In the case of custom resolvers, it means that you don’t need to use just regular file paths in USD. If your studio uses shotgun, or some other asset tracking system, USD can refer to those paths in their native format ie a url etc…

  1. Alembic has fewer things it can represent

Unlike Alembic, USD can describe anything from materials, character rigs, lights, node graphs etc…

  1. USD is easier to use as an API

If you ever have had to interact with the Alembic API, it can be pretty gnarly. USD has a much nicer and simpler API to use.

  1. USD can be read by humans

Alembic only has a binary representation. USD has both a binary and text representation. You can convert between them so if you need to debug something, you can just open USD in a text editor.

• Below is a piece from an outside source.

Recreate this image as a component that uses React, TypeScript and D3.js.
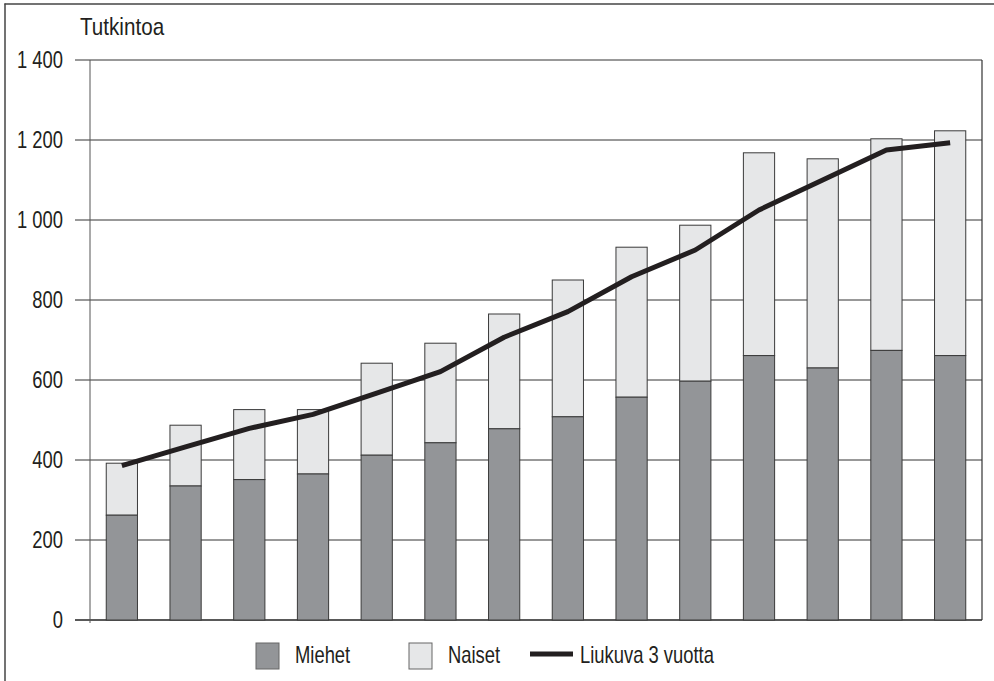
import * as d3 from 'd3';
import type { ReactNode } from 'react';

const YEARS = ['1', '2', '3', '4', '5', '6', '7', '8', '9', '10', '11', '12', '13', '14'];
const MIEHET = [262, 335, 351, 365, 412, 443, 478, 508, 557, 597, 661, 630, 674, 661];
const TOTAL = [392, 487, 526, 526, 642, 692, 765, 850, 932, 987, 1168, 1153, 1203, 1223];
const LIUKUVA = [386, 433, 479, 514, 567, 621, 707, 771, 858, 925, 1025, 1100, 1175, 1193];
const Y_TICKS = [0, 200, 400, 600, 800, 1000, 1200, 1400];

const W = 994;
const H = 681;
const PLOT = { left: 90, right: 982, top: 60, bottom: 620 };
const FONT = '"Liberation Sans", Arial, sans-serif';

const C_MEN = '#939598';
const C_WOMEN = '#e6e7e8';
const C_EDGE = '#3a3a3a';
const C_LINE = '#231f20';

const fmt = (v: number) => (v >= 1000 ? `${Math.floor(v / 1000)} ${String(v % 1000).padStart(3, '0')}` : String(v));

// condensed text: squeeze a regular sans horizontally
function Txt({ x, y, size = 23, sx = 0.8, anchor = 'start', dy, children }: {
  x: number; y: number; size?: number; sx?: number; anchor?: string; dy?: string; children: ReactNode;
}) {
  return (
    <text
      transform={`translate(${x},${y}) scale(${sx},1)`}
      dy={dy}
      textAnchor={anchor}
      fontFamily={FONT}
      fontSize={size}
      fill="#231f20"
    >
      {children}
    </text>
  );
}

export default function App() {
  const x = d3.scaleBand<string>().domain(YEARS).range([PLOT.left, PLOT.right]).paddingInner(0.51).paddingOuter(0.255);
  const y = d3.scaleLinear().domain([0, 1400]).range([PLOT.bottom, PLOT.top]);
  const bw = x.bandwidth();

  const line = d3
    .line<number>()
    .x((_, i) => (x(YEARS[i]) ?? 0) + bw / 2)
    .y((d) => y(d));

  return (
    <svg
      width={W}
      height={H}
      style={{ display: 'block', position: 'absolute', left: 0, top: 0, background: '#fff' }}
    >
      {/* outer frame */}
      <line x1={5} x2={5} y1={3.5} y2={H} stroke="#444" strokeWidth={1.5} />
      <line x1={4.5} x2={W} y1={4} y2={4} stroke="#444" strokeWidth={1.5} />

      <Txt x={80} y={35} size={24} sx={0.86}>Tutkintoa</Txt>

      {/* grid + ticks */}
      {Y_TICKS.map((t) => (
        <g key={t}>
          <line x1={75} x2={PLOT.right} y1={y(t)} y2={y(t)} stroke={t === 0 ? '#222' : '#333'} strokeWidth={t === 0 ? 1.5 : 1} />
          <Txt x={63} y={y(t)} dy="0.36em" anchor="end">{fmt(t)}</Txt>
        </g>
      ))}
      <line x1={PLOT.left} x2={PLOT.left} y1={PLOT.top} y2={PLOT.bottom + 3} stroke="#555" strokeWidth={1} />
      <line x1={PLOT.right} x2={PLOT.right} y1={PLOT.top} y2={PLOT.bottom} stroke="#333" strokeWidth={1.2} />

      {/* bars */}
      {YEARS.map((yr, i) => {
        const bx = x(yr) ?? 0;
        return (
          <g key={yr}>
            <rect x={bx} y={y(TOTAL[i])} width={bw} height={y(MIEHET[i]) - y(TOTAL[i])} fill={C_WOMEN} stroke={C_EDGE} strokeWidth={1} />
            <rect x={bx} y={y(MIEHET[i])} width={bw} height={y(0) - y(MIEHET[i])} fill={C_MEN} stroke={C_EDGE} strokeWidth={1} />
          </g>
        );
      })}

      <path d={line(LIUKUVA) ?? ''} fill="none" stroke={C_LINE} strokeWidth={5} strokeLinejoin="round" />

      {/* legend */}
      <rect x={256} y={643} width={23} height={26} fill={C_MEN} stroke="#666" strokeWidth={1} />
      <Txt x={295} y={663}>Miehet</Txt>
      <rect x={409} y={643} width={23} height={26} fill={C_WOMEN} stroke="#666" strokeWidth={1} />
      <Txt x={448} y={663}>Naiset</Txt>
      <line x1={530} x2={573} y1={654} y2={654} stroke={C_LINE} strokeWidth={5} />
      <Txt x={580} y={663}>Liukuva 3 vuotta</Txt>
    </svg>
  );
}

  1. USD can be packaged up

With a .usdz file you can package up your entire scene and share it. So all your textures, Scene, etc…

And you can read this file like any other usd file without needing to extract it.

  1. USD is viewable in augmented reality

Without doing any work, you can load a usd file on any iOS device and view the models in AR. It’s a small thing for many studios, but it’s great to see your assets that way and potentially use them to review it.

  1. USD comes with Hydra

Hydra is a rendering middle man layer that lets you render any scene backend with any renderer, provided they have written the integration.

By default it comes with support for a USD backend and an OpenGL renderer called Storm, but you can just as easily render the same scene with Karma, 3Delight, Embree, Radeon pro render, etc… by just installing a plugin and switching a toggle.

There are quite a few more advantages to using USD but I won’t go in to them. Instead I’ll mention the biggest disadvantage:

It’s relatively newer and support for it across applications is limited unless you’re willing to compile plugins yourself.

That said, it is gaining massive amounts of support quickly with many film studios making the jump, and the big off the shelf game engines getting support.

By next year most of the big applications in this space will have USD support built in natively.


At a very basic level you can think of USD as Photoshop Layers for 3D data, plus the composition possibilities of software like Substance Designer, Nuke, etc.

Every alteration, including component level edits, could be stored in a separate file that one artist could publish to without blocking another. This network of data/edits could then be inherited, overwritten, and/or grouped into variants.